Restrictions on Governmental Ability To Require Use of E-Verify
Many employers have become familiar with E-Verify, a Web-based system that allows employers to verify the work authorization of new employees by checking information on the Employment Eligibility Verification Form I-9 with Department of Homeland Security and Social Security Administration databases . A.B. 1236, referred to as the “Employment Acceleration Act of 2011,” opposes E-Verify mandates and prohibits – except as required by federal law or as a condition of receiving federal funds – cities, counties, and special districts in California from requiring employers to use E-Verify or other electronic employment eligibility verification systems.

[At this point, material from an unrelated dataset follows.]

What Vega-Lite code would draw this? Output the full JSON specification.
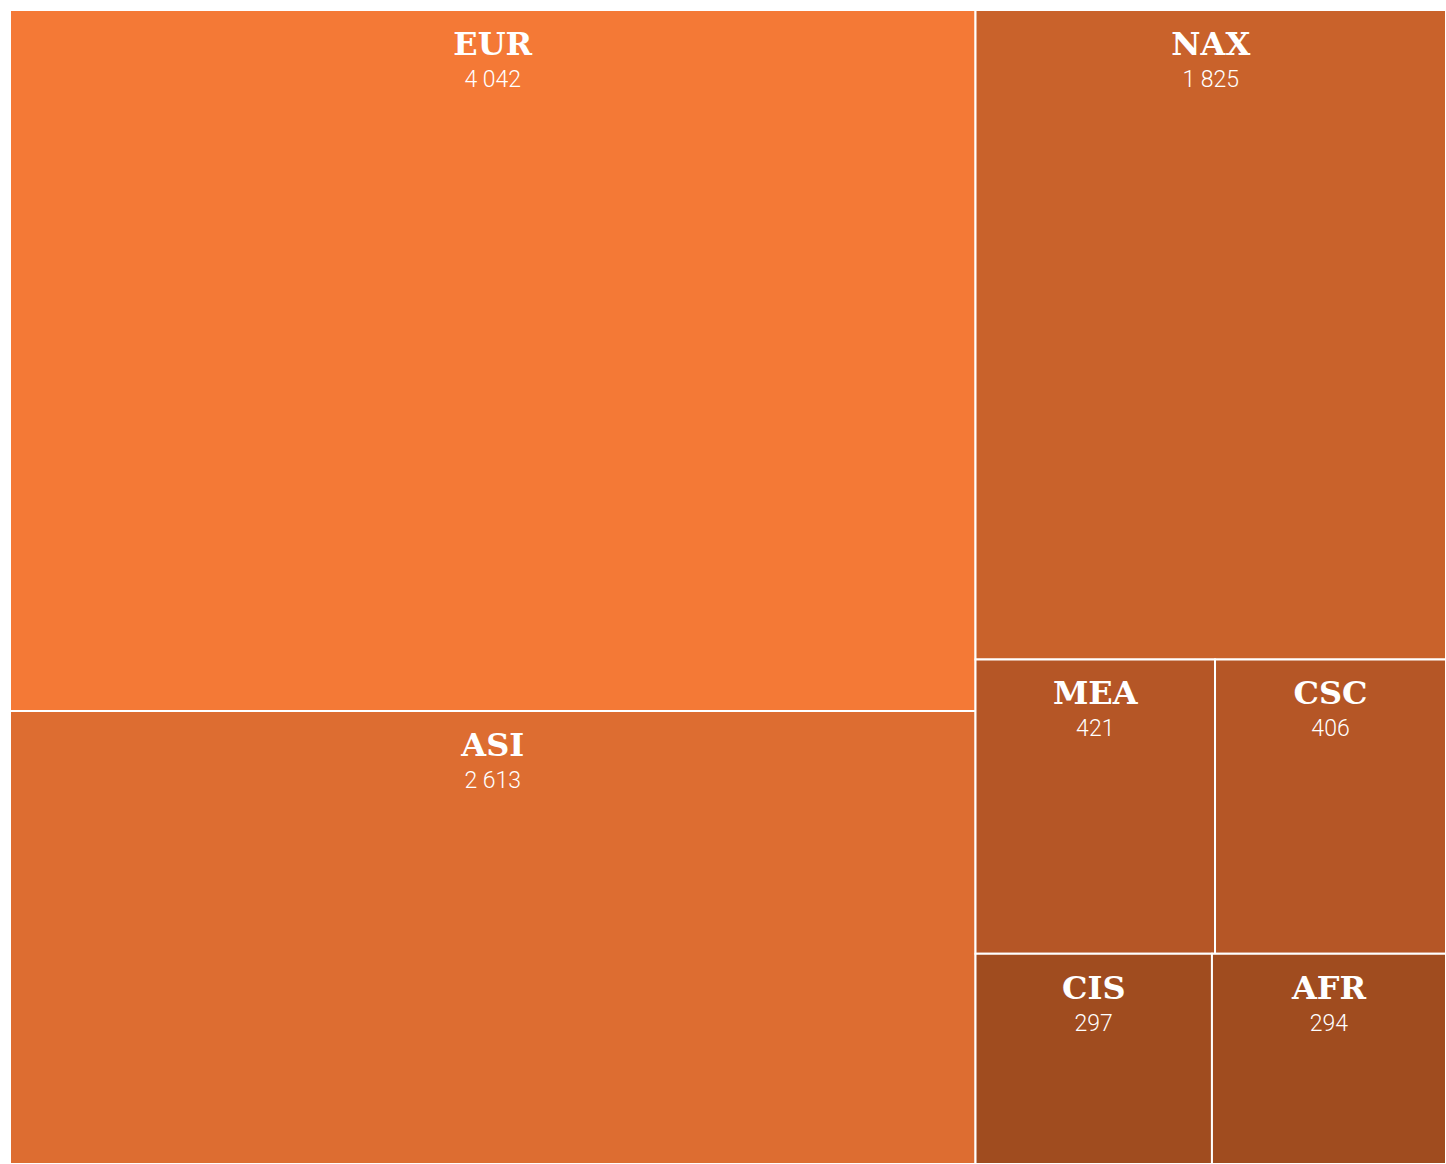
{
  "$schema": "https://vega.github.io/schema/vega-lite/v6.json",
  "width": 1436,
  "height": 1154,
  "autosize": {"type": "none"},
  "padding": {"left": 10, "top": 10, "right": 0, "bottom": 0},
  "background": "white",
  "config": {
    "view": {"stroke": null},
    "locale": {"number": {"decimal": ",", "thousands": " ", "grouping": [3], "currency": ["", ""]}}
  },
  "data": {
    "values": [
      {"region": "EUR", "value": 4042, "g1": "L", "g2": "EUR", "g3": "EUR", "order": 1},
      {"region": "ASI", "value": 2613, "g1": "L", "g2": "ASI", "g3": "ASI", "order": 2},
      {"region": "NAX", "value": 1825, "g1": "R", "g2": "NAX", "g3": "NAX", "order": 3},
      {"region": "MEA", "value": 421, "g1": "R", "g2": "R2", "g3": "R2t", "order": 4},
      {"region": "CSC", "value": 406, "g1": "R", "g2": "R2", "g3": "R2t", "order": 5},
      {"region": "CIS", "value": 297, "g1": "R", "g2": "R2", "g3": "R2b", "order": 6},
      {"region": "AFR", "value": 294, "g1": "R", "g2": "R2", "g3": "R2b", "order": 7}
    ]
  },
  "transform": [
    {"joinaggregate": [{"op": "sum", "field": "value", "as": "total"}]},
    {"joinaggregate": [{"op": "sum", "field": "value", "as": "s1"}], "groupby": ["g1"]},
    {"joinaggregate": [{"op": "sum", "field": "value", "as": "s2"}], "groupby": ["g2"]},
    {"joinaggregate": [{"op": "sum", "field": "value", "as": "s3"}], "groupby": ["g3"]},
    {"stack": "value", "groupby": ["g3"], "sort": [{"field": "order"}], "offset": "normalize", "as": ["xa", "xb"]},
    {"calculate": "datum.g1 == 'L' ? 0 : 1 - datum.s1 / datum.total", "as": "gx0"},
    {"calculate": "datum.s1 / datum.total", "as": "gw"},
    {"calculate": "datum.gx0 + datum.gw * datum.xa", "as": "x0"},
    {"calculate": "datum.gx0 + datum.gw * datum.xb", "as": "x1"},
    {"calculate": "(datum.g2 == 'EUR' || datum.g2 == 'NAX') ? 0 : 1 - datum.s2 / datum.s1", "as": "by0"},
    {"calculate": "datum.s2 / datum.s1", "as": "bh"},
    {"calculate": "datum.g3 == 'R2b' ? 1 - datum.s3 / datum.s2 : 0", "as": "sy0"},
    {"calculate": "datum.s3 / datum.s2", "as": "sh"},
    {"calculate": "datum.by0 + datum.bh * datum.sy0", "as": "y0"},
    {"calculate": "datum.y0 + datum.bh * datum.sh", "as": "y1"},
    {"calculate": "(datum.x0 + datum.x1) / 2", "as": "xc"}
  ],
  "encoding": {
    "x": {"field": "x0", "type": "quantitative", "scale": {"domain": [0, 1], "nice": false, "zero": false}, "axis": null},
    "y": {"field": "y0", "type": "quantitative", "scale": {"domain": [0, 1], "nice": false, "zero": false, "reverse": true}, "axis": null}
  },
  "layer": [
    {
      "mark": {"type": "rect", "stroke": "white", "strokeWidth": 2},
      "encoding": {
        "x2": {"field": "x1"},
        "y2": {"field": "y1"},
        "color": {
          "field": "region", "type": "nominal", "legend": null,
          "scale": {
            "domain": ["EUR", "ASI", "NAX", "MEA", "CSC", "CIS", "AFR"],
            "range": ["#F47936", "#DD6D31", "#C9622B", "#B55626", "#B55626", "#A04C1F", "#A04C1F"]
          }
        }
      }
    },
    {
      "mark": {"type": "text", "font": "DejaVu Serif", "fontWeight": "bold", "fontSize": 32, "color": "white", "align": "center", "baseline": "alphabetic", "dy": 45},
      "encoding": {
        "x": {"field": "xc", "type": "quantitative"},
        "text": {"field": "region", "type": "nominal"}
      }
    },
    {
      "mark": {"type": "text", "font": "Roboto", "fontWeight": 300, "fontSize": 23, "color": "white", "align": "center", "baseline": "alphabetic", "dy": 77},
      "encoding": {
        "x": {"field": "xc", "type": "quantitative"},
        "text": {"field": "value", "type": "quantitative", "format": ",d"}
      }
    }
  ]
}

Organ and Bone Marrow Donor Leave Clarified
California law already required that employers with 15 or more employees permit employees to take a protected, paid leave for the purposes of bone marrow or organ donation. The recently passed S.B. 272 clarifies the current leave rules for organ and bone marrow donation by amending California Labor Code Section 1510 to make clear that both the 30-day leave it provides for organ donation and the five-day leave it provides for bone marrow donation are measured in terms of business days, not calendar days. In addition, S.B. 272 further makes clear that the one-year period within which the leave is guaranteed is a rolling 12-month period that runs from the first day of the employee’s leave.